Akcesoriami, które w zasadzie zawsze znajdują się w moim plecaku, są przezroczyste pojemniki na kosmetyki. Te w Action mają jedną wadę – wiele z nich przecieka. Świetnie sprawiają się jednak dozowniki z pompkami, dlatego kupiłam dwa zestawy w różnych kolorach. W jednym mam szampon, w drugim żel pod prysznic. Do mniejszych zakręcanych pojemniczków czasami wyciskam krem do rąk, ale wtedy zabezpieczam go dodatkowymi woreczkami, żeby nie zalać wszystkiego dookoła.

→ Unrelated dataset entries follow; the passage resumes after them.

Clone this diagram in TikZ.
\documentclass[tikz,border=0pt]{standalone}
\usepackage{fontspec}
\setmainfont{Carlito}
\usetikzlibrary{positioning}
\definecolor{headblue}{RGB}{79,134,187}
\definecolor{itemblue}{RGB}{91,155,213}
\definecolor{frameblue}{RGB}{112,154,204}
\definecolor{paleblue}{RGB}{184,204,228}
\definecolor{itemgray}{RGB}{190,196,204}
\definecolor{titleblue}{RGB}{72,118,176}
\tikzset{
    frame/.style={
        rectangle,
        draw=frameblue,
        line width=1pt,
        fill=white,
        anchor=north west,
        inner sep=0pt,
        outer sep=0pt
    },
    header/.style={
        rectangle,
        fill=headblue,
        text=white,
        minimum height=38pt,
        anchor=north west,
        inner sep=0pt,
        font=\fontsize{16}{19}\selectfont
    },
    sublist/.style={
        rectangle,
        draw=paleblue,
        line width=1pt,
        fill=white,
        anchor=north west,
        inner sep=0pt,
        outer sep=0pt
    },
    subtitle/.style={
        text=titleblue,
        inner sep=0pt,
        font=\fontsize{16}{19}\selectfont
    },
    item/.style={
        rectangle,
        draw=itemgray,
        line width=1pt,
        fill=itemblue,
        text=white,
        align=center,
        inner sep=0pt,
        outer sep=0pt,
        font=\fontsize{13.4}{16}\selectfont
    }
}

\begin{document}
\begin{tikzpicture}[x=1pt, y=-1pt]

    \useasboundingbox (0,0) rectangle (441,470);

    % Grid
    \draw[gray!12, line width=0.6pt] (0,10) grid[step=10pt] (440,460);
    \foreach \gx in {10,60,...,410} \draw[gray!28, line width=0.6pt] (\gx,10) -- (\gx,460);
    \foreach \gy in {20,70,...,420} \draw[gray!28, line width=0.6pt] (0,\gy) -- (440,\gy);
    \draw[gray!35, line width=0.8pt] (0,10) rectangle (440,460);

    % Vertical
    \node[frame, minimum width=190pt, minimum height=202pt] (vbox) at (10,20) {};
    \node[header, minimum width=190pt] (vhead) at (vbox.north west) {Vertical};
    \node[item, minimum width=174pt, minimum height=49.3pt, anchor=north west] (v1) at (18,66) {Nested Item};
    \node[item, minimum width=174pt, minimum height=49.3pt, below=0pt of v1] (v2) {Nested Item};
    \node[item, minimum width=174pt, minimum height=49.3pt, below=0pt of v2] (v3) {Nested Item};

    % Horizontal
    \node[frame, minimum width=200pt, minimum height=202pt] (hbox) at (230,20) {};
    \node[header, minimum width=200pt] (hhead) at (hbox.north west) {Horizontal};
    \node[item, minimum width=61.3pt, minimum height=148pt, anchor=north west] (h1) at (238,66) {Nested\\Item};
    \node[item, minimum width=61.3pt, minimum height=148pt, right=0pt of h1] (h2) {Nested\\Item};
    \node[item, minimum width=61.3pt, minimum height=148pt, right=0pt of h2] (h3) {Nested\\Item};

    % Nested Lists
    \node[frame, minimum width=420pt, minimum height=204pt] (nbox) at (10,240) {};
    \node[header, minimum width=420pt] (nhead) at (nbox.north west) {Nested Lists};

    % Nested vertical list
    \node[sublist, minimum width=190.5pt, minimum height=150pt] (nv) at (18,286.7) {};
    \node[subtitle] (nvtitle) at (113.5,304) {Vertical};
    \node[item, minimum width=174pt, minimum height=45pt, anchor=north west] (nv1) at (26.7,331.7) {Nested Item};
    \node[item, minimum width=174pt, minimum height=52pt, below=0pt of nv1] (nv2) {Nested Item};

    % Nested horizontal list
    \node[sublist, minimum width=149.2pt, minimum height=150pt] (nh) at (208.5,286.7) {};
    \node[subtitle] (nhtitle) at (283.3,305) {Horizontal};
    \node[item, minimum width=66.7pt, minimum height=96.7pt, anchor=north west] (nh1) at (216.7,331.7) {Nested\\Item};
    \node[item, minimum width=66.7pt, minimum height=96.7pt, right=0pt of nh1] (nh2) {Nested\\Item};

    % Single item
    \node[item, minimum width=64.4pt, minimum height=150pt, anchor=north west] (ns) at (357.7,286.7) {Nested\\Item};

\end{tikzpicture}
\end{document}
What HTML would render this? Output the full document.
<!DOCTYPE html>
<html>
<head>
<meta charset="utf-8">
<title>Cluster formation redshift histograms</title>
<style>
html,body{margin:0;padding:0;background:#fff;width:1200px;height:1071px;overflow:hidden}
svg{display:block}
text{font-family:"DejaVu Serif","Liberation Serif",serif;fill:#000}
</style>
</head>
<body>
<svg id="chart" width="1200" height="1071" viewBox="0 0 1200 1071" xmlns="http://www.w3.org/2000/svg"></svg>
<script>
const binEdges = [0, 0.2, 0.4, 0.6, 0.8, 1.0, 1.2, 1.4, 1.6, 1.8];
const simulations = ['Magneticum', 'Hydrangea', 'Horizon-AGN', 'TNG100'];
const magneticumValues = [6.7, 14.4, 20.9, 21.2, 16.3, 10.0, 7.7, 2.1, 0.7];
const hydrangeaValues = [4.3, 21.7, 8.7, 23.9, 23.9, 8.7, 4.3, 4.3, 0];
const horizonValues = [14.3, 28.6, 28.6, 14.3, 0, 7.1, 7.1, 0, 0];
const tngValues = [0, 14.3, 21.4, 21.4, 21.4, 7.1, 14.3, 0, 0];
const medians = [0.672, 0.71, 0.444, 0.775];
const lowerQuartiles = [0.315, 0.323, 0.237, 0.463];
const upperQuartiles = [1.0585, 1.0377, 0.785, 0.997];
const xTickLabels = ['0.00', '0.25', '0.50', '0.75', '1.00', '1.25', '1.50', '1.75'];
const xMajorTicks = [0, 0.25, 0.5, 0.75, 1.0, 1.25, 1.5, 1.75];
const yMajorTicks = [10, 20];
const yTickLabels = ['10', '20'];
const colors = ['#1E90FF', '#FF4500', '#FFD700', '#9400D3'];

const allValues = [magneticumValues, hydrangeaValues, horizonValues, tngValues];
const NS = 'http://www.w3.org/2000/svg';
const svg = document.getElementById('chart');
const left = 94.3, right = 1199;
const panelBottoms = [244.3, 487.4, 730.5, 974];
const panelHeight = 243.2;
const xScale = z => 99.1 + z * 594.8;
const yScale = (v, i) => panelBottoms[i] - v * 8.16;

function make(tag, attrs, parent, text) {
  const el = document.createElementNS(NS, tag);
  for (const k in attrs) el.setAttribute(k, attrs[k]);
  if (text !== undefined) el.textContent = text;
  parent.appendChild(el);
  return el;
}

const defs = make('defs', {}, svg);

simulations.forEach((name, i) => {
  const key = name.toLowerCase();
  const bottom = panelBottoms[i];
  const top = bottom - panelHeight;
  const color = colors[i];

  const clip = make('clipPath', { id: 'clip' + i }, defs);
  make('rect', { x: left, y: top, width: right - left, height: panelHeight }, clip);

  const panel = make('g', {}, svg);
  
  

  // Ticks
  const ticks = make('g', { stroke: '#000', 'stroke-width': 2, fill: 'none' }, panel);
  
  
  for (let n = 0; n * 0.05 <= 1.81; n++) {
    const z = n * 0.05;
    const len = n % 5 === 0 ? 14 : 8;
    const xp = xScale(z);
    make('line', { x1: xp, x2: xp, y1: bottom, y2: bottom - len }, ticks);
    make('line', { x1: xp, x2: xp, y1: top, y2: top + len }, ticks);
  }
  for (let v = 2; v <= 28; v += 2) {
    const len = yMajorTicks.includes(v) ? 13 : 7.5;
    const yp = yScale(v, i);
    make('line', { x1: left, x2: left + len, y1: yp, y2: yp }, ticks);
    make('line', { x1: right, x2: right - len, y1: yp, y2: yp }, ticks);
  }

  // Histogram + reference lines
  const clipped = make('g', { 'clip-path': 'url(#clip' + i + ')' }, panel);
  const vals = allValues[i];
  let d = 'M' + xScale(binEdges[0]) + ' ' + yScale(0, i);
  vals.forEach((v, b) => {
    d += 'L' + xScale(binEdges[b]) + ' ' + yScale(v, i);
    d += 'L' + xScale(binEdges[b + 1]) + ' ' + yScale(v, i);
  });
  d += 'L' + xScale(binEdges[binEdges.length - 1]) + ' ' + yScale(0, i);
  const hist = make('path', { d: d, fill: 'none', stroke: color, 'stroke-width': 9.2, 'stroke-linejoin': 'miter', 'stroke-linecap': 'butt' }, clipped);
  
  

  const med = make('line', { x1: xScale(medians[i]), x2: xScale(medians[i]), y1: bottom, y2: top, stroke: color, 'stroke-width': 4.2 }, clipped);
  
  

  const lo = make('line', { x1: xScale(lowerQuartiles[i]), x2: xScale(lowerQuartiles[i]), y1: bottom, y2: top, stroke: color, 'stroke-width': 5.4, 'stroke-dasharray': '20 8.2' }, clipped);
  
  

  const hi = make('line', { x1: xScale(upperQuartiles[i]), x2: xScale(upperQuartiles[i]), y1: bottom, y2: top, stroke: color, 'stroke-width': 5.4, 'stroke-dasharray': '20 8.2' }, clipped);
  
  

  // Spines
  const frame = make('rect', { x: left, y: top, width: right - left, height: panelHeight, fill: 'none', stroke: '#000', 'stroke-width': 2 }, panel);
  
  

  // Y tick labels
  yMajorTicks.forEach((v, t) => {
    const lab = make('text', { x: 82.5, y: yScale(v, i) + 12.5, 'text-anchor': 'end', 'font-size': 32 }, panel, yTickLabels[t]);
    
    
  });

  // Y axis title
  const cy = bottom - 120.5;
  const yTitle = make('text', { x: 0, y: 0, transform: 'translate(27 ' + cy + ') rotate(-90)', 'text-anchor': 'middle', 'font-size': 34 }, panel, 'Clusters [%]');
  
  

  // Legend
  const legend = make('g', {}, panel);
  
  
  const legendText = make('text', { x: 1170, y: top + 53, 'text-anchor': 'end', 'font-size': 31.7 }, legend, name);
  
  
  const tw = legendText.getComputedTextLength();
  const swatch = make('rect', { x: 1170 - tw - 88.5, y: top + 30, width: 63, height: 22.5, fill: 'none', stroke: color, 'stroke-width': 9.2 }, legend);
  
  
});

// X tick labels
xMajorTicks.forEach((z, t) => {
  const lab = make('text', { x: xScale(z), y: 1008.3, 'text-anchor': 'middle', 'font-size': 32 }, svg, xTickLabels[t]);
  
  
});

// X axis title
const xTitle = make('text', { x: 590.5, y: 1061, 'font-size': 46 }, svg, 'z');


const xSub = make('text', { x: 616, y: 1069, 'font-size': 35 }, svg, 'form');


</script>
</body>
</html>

Znacie ten moment, kiedy nadajecie bagaż do luku, a później próbujecie go odebrać z taśmy i okazuje się, że cztery inne osoby miały identyczną walizkę? Idealnym rozwiązaniem tego problemu jest kolorowy znacznik na walizkę. W Action kosztuje raptem 2,99 zł, a pozwala zaoszczędzić sporo nerwów i dźwigania nieswojego bagażu.

Ostatnim gadżetem, którego nie posiadam, ale wydaje się ciekawym rozwiązaniem, jest składany plecak. Zajmuje on bardzo mało miejsca, a wygląda dość estetycznie i co ważne, robi wrażenie dość pojemnego. Kosztuje tylko 9,99 zł. Być może, kiedy mój worek podróżny do spacerowania po mieście ulegnie całkowitemu zniszczeniu, sięgnę po gadżet z Action.